Grant number: 17/14115-5
Support type:Scholarships abroad - Research Internship - Post-doctor
Effective date (Start): September 17, 2017
Effective date (End): September 16, 2018
Field of knowledge:Biological Sciences - Morphology
Principal Investigator:Elen Haruka Miyabara
Grantee:Meiricris Tomaz da Silva
Supervisor abroad: Michael Kyba
Home Institution: Instituto de Ciências Biomédicas (ICB). Universidade de São Paulo (USP). São Paulo , SP, Brazil
Local de pesquisa : University of Minnesota (U of M), United States  
Associated to the scholarship:14/13874-1 - Skeletal muscle regeneration in mice with Marfan Syndrome: study of the regenerative potential of satellite cells, BP.PD

Abstract

Marfan syndrome is caused by mutations in an autosomal dominant gene encoding fibrillin-1, which is the key structural glycoprotein for microfibrils and act as scaffolding proteins for formation of elastic fibers and elastin deposition. Skeletal muscle alterations are also found in Marfan syndrome, such as reduction in the number and size of myofibers, combined with fibrosis, deposition of adipose tissue, myofiber splitting and decrease of M-cadherin and myogenin expression in muscles after injury, suggesting an impaired regenerative response of muscles from these individuals.
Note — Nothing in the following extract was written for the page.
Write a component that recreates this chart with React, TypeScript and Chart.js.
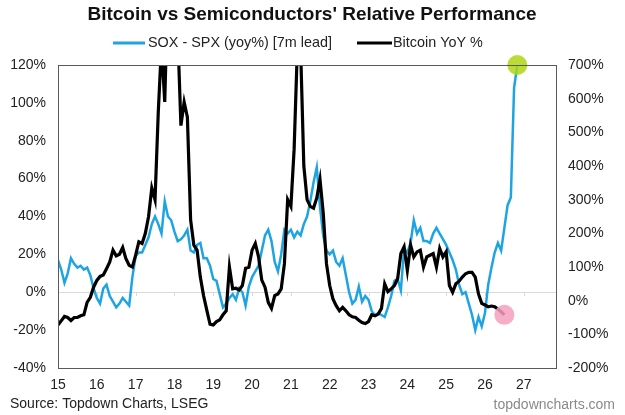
import React, { useEffect, useRef } from "react";
import { Chart, registerables } from "chart.js";

Chart.register(...registerables);

// Monthly series, first point = January 2015
const START_YEAR = 2015;
const X_MAX = 2027.83;

const YEAR_TICKS = [2015, 2016, 2017, 2018, 2019, 2020, 2021, 2022, 2023, 2024, 2025, 2026, 2027];
const YEAR_LABELS = ["15", "16", "17", "18", "19", "20", "21", "22", "23", "24", "25", "26", "27"];

const TITLE = "Bitcoin vs Semiconductors' Relative Performance";
const SOX_LABEL = "SOX - SPX (yoy%) [7m lead]";
const BTC_LABEL = "Bitcoin YoY %";
const SOURCE = "Source: Topdown Charts, LSEG";
const BRAND = "topdowncharts.com";

// SOX minus SPX year-over-year (%), shifted forward 7 months — left axis
const SOX_SPX = [
  17, 12, 5, 10, 18, 15, 13, 14, 12, 13, 9, 2,
  -3, -6, 2, 4, -2, -5, -8, -6, -3, -5, -7, 8,
  19, 21, 21, 25, 29, 36, 40, 36, 31, 48, 40, 38,
  32, 27, 28, 30, 33, 22, 21, 25, 26, 18, 18, 14,
  7, 6, -1, -8, -6, -3, -1, -4, 2, 0, -7, 3,
  8, 11, 14, 22, 30, 33, 27, 16, 11, 20, 33, 31,
  33, 29, 32, 30, 36, 40, 48, 58, 66, 45, 30, 22,
  20, 22, 16, 14, 18, 9, 0, -6, -4, 3, -5, -2,
  -4, -10, -12, -11, -12, -13, -8, -2, 6, 7, 1, 23,
  21, 26, 38, 31, 34, 27, 27, 26, 31, 34, 31, 28,
  25, 21, 17, 12, 4, -1, 0, -6, -12, -20, -13, -18,
  -11, 4, 13, 21, 26, 22, 34, 46, 50, 108, 120,
];

// Bitcoin year-over-year (%) — right axis
const BITCOIN_YOY = [
  -72, -60, -47, -50, -59, -50, -50, -45, -42, -5, 10, 40,
  60, 72, 76, 95, 115, 150, 133, 138, 158, 125, 105, 100,
  135, 175, 170, 200, 250, 335, 300, 560, 760, 590, 950, 1300,
  1400, 800, 520, 590, 545, 240, 165, 150, 70, 15, -28, -70,
  -72, -62, -57, -42, -30, 100, 35, 37, 32, 45, 96, 99,
  150, 170, 130, 61, 40, -5, -23, 15, 20, 35, 110, 300,
  280, 450, 750, 750, 400, 300, 280, 275, 305, 360, 260, 110,
  45, 5, -15, -30, -20, -30, -42, -48, -50, -58, -65, -68,
  -62, -42, -45, -40, -23, 50, 27, 35, 45, 65, 140, 160,
  90, 165, 130, 145, 150, 100, 130, 135, 140, 100, 155, 130,
  145, 45, 25, 50, 58, 70, 80, 84, 84, 70, 20, -8,
  -13, -18, -16, -18, -25, -33, -42,
];

const BLUE = "#1ea5e1";
const BLACK = "#000000";
const FONT = '"Liberation Sans", Arial, sans-serif';

const toPoints = (values: number[]) =>
  values.map((v, i) => ({ x: START_YEAR + i / 12, y: v }));

const lastPoint = (values: number[]) => {
  const pts = toPoints(values);
  return [pts[pts.length - 1]];
};

// Frame, zero line, title, legend and footer
const decorations = {
  id: "decorations",
  beforeDatasetsDraw(chart: any) {
    const { ctx, chartArea, scales } = chart;
    const y0 = scales.y.getPixelForValue(0);
    ctx.save();
    ctx.strokeStyle = "#d9d9d9";
    ctx.lineWidth = 1;
    ctx.beginPath();
    ctx.moveTo(chartArea.left, Math.round(y0) + 0.5);
    ctx.lineTo(chartArea.right, Math.round(y0) + 0.5);
    for (const yr of YEAR_TICKS) {
      const x = Math.round(scales.x.getPixelForValue(yr)) + 0.5;
      ctx.moveTo(x, Math.round(y0));
      ctx.lineTo(x, Math.round(y0) + 4);
    }
    ctx.stroke();
    ctx.restore();
  },
  afterDraw(chart: any) {
    const { ctx, chartArea } = chart;
    ctx.save();
    // plot frame
    ctx.strokeStyle = "#5a5a5a";
    ctx.lineWidth = 1;
    ctx.strokeRect(
      Math.round(chartArea.left) + 0.5,
      Math.round(chartArea.top) + 0.5,
      Math.round(chartArea.right - chartArea.left),
      Math.round(chartArea.bottom - chartArea.top)
    );

    // title
    ctx.fillStyle = "#111";
    ctx.textBaseline = "middle";
    ctx.textAlign = "center";
    ctx.font = `bold 19px ${FONT}`;
    ctx.fillText(TITLE, 312, 15);

    // legend
    const ly = 43;
    ctx.font = `14.4px ${FONT}`;
    ctx.textAlign = "left";
    ctx.lineWidth = 3;
    ctx.strokeStyle = BLUE;
    ctx.beginPath();
    ctx.moveTo(113, ly);
    ctx.lineTo(145, ly);
    ctx.stroke();
    ctx.fillStyle = "#222";
    ctx.fillText(SOX_LABEL, 148, ly);
    ctx.strokeStyle = BLACK;
    ctx.beginPath();
    ctx.moveTo(357, ly);
    ctx.lineTo(392, ly);
    ctx.stroke();
    ctx.fillText(BTC_LABEL, 393, ly);

    // footer
    ctx.font = `14px ${FONT}`;
    ctx.fillStyle = "#222";
    ctx.fillText(SOURCE, 10, 404);
    ctx.textAlign = "right";
    ctx.fillStyle = "#8a8a8a";
    ctx.fillText(BRAND, 615, 405);
    ctx.restore();
  },
};

export default function App() {
  const canvasRef = useRef<HTMLCanvasElement | null>(null);

  useEffect(() => {
    if (!canvasRef.current) return;
    const tickFont = { family: FONT, size: 14 };
    const chart = new Chart(canvasRef.current, {
      type: "line",
      data: {
        datasets: [
          {
            type: "scatter",
            label: "SOX end",
            data: lastPoint(SOX_SPX),
            yAxisID: "y",
            pointRadius: 10,
            pointBackgroundColor: "rgba(175, 214, 20, 0.85)",
            pointBorderWidth: 0,
            clip: false,
            order: 0,
          },
          {
            type: "scatter",
            label: "Bitcoin end",
            data: lastPoint(BITCOIN_YOY),
            yAxisID: "y2",
            pointRadius: 10,
            pointBackgroundColor: "rgba(245, 160, 190, 0.85)",
            pointBorderWidth: 0,
            clip: false,
            order: 0,
          },
          {
            label: BTC_LABEL,
            data: toPoints(BITCOIN_YOY),
            yAxisID: "y2",
            borderColor: BLACK,
            borderWidth: 3.2,
            pointRadius: 0,
            tension: 0,
            order: 1,
          },
          {
            label: SOX_LABEL,
            data: toPoints(SOX_SPX),
            yAxisID: "y",
            borderColor: BLUE,
            borderWidth: 2.5,
            pointRadius: 0,
            tension: 0,
            order: 2,
          },
        ],
      },
      options: {
        responsive: false,
        animation: false,
        events: [],
        layout: { padding: { top: 65, left: 0, right: 0, bottom: 0 } },
        plugins: {
          legend: { display: false },
          title: { display: false },
          tooltip: { enabled: false },
        },
        scales: {
          x: {
            type: "linear",
            min: START_YEAR,
            max: X_MAX,
            afterBuildTicks: (scale: any) => {
              scale.ticks = YEAR_TICKS.map((v) => ({ value: v }));
            },
            afterFit: (scale: any) => {
              scale.height = 47;
            },
            ticks: {
              autoSkip: false,
              maxRotation: 0,
              padding: 9,
              color: "#222",
              font: tickFont,
              callback: (v: any) => YEAR_LABELS[YEAR_TICKS.indexOf(Number(v))],
            },
            grid: { display: false, drawTicks: false },
            border: { display: false },
          },
          y: {
            position: "left",
            min: -40,
            max: 120,
            afterFit: (scale: any) => {
              scale.width = 58;
            },
            ticks: {
              stepSize: 20,
              padding: 12,
              color: "#222",
              font: tickFont,
              callback: (v: any) => `${v}%`,
            },
            grid: { display: false, drawTicks: false },
            border: { display: false },
          },
          y2: {
            position: "right",
            min: -200,
            max: 700,
            afterFit: (scale: any) => {
              scale.width = 69;
            },
            ticks: {
              stepSize: 100,
              padding: 12,
              color: "#222",
              font: tickFont,
              callback: (v: any) => `${v}%`,
            },
            grid: { display: false, drawTicks: false },
            border: { display: false },
          },
        },
      },
      plugins: [decorations],
    } as any);
    return () => chart.destroy();
  }, []);

  return (
    <div style={{ position: "fixed", left: 0, top: 0, width: 625, height: 415, background: "#fff" }}>
      <canvas ref={canvasRef} width={625} height={415} style={{ display: "block" }} />
    </div>
  );
}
Skeletal muscle regeneration depends on a muscle stem cell pool, the satellite cells. Their ability for life-long muscle regeneration through production of new myoblasts is supported by a remarkable potential for self-renewal. Understanding control of satellite cell self-renewal and maintenance of the satellite cell pool is essential to understanding muscle maintenance and regeneration. Therefore, our strategy was to evaluate the proliferation of satellite cells and the early differentiation of myogenic precursor cells isolated from fibrillin-1-deficient mice and our preliminary results showed that there is an increase in proliferation of satellite cells from these animals compared to those from wild-type and no changes in early differentiation of myogenic precursor cells were observed. Based on these results, we hypothesized that satellite cell pool undergoes cell-autonomous changes in Marfan syndrome, leading to altered self-renewal and/or differentiation potentials. Thus, the aim of this project is to investigate whether the satellite cells from the mouse model of Marfan syndrome suffer from a regeneration defect, either in the ability to self-renew to maintain the satellite cell pool, or to differentiate into myofibers. Transplantation assays that simultaneously measure both the self-renewal and the differentiation potential of a test cell population will be performed (Please, see details in the project).